Experimental and simulation study of multichannel air gap membrane distillation process with two types of solar collectors

Abstract

Solar thermal energy for membrane distillation desalination is a green and safe way for areas where water scarcity and solar irradiance are strongly correlated. In this paper, a commercial-scale of desalination plant was installed and tested to study the performance of a multichannel spiral-wound air gap membrane distillation module with an area of 14.4 m2. Air gap membrane distillation desalination plant at Port Said university was powered by solar energy using flat plate and evacuated tube collectors. The model validation was carried out. The solar desalination systems were numerically simulated using the program TRNSYS under different weather conditions throughout the year. The influence of the main operating parameters (feed flow rate and inlet temperatures of evaporator and condenser) was investigated. Regression analysis agreed with experimental data fitting using a quadratic polynomial model with coefficients of determination (R2) values of 0.997, 0.972, and 0.999 for permeate flux, outlet feed temperature, and outlet coolant temperature, respectively.

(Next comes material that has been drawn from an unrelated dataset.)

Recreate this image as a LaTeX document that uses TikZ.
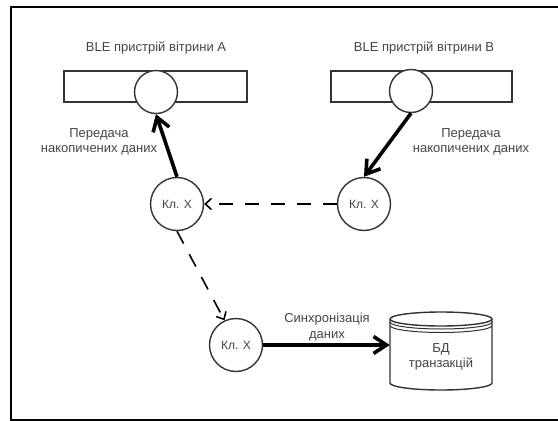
\documentclass[tikz,border=0pt]{standalone}
\usepackage{fontspec}
\setmainfont{Liberation Sans}
\usetikzlibrary{arrows.meta}
\definecolor{ink}{HTML}{333333}
\definecolor{txt}{HTML}{444444}
\tikzset{
  x=1pt, y=-1pt,
  lbl/.style={text=txt, font=\fontsize{13}{15.5}\selectfont, align=center, inner sep=0pt},
  bar/.style={draw=ink, line width=1.4pt, fill=white},
  dot/.style={circle, draw=ink, line width=1.4pt, fill=white, inner sep=0pt},
  client/.style={dot, minimum size=53pt, text=txt, font=\fontsize{12}{14}\selectfont},
  bigflow/.style={draw=black, line width=3.6pt, -{Straight Barb[length=13pt,width=17pt]}},
  dashflow/.style={draw=black, line width=1.6pt, dash pattern=on 14pt off 12pt,
    -{Straight Barb[length=6pt,width=11pt]}},
}
\begin{document}
\begin{tikzpicture}
\useasboundingbox (0,0) rectangle (558,421);
\clip (0,0) rectangle (558,421);
% outer frame
\draw[line width=2pt] (11,7) rectangle (575,419.5);

% shop window devices
\draw[bar] (64,71) rectangle (247,102);
\draw[bar] (331,71) rectangle (512,102);
\node[dot, minimum size=43pt] (ca) at (156,92) {};
\node[dot, minimum size=43pt] (cb) at (411,91) {};
\node[lbl] (ta) at (156,48) {BLE пристрій вітрини A};
\node[lbl] (tb) at (424,48) {BLE пристрій вітрини B};

% clients
\node[client] (k1) at (177,204) {Кл. X};
\node[client] (k2) at (364,204) {Кл. X};
\node[client] (k3) at (236,345) {Кл. X};

% transactions database (cylinder; y axis points down, so 90 degrees is downward)
\draw[ink, line width=1.4pt, fill=white]
  (390,319) -- (390,383) arc[start angle=180, end angle=0, x radius=51, y radius=7]
  -- (492,319) arc[start angle=0, end angle=-180, x radius=51, y radius=7] -- cycle;
\draw[ink, line width=1.4pt] (390,319) arc[start angle=180, end angle=0, x radius=51, y radius=7];
\draw[ink, line width=1pt] (390,322) arc[start angle=180, end angle=0, x radius=51, y radius=7];
\draw[ink, line width=1pt] (390,325.5) arc[start angle=180, end angle=0, x radius=51, y radius=7];
\node[lbl, minimum width=102pt, minimum height=64pt] (db) at (441,357) {БД\\транзакцій};

% flows
\draw[bigflow] (k1.north) -- (ca.south);
\draw[bigflow] (cb.south) -- (k2.north);
\draw[dashflow] (k2.west) -- (k1.east);
\draw[dashflow] (k1.south) -- (k3.115);
\draw[bigflow] (k3.east) -- (k3.east -| db.west);

% flow labels
\node[lbl] (la) at (99,142) {Передача\\накопичених даних};
\node[lbl] (lb) at (471,142) {Передача\\накопичених даних};
\node[lbl] (ls) at (327,327) {Синхронізація\\даних};
\end{tikzpicture}
\end{document}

The results showed that the permeate flux of the air gap membrane distillation with the evacuated tube collectors was 18.81%–30.44% higher than flat plate collector, and its cost was 22.48% lower. The specific thermal energy consumption of the air gap membrane distillation system ranged from 158.83 kWh/m3 to 346.55 kWh/m3. The maximum gain output ratio reaches 4.4 at 52 °C, depending on the feed inlet temperature. The thermal efficiency of the air gap membrane distillation system is 72%. The proposed air gap membrane distillation system produced 28.78 m3/year of fresh drinking water at a cost of USD 14.73/m3 with remarkable reducing in carbon dioxide emissions by 7,274.45 kg/year.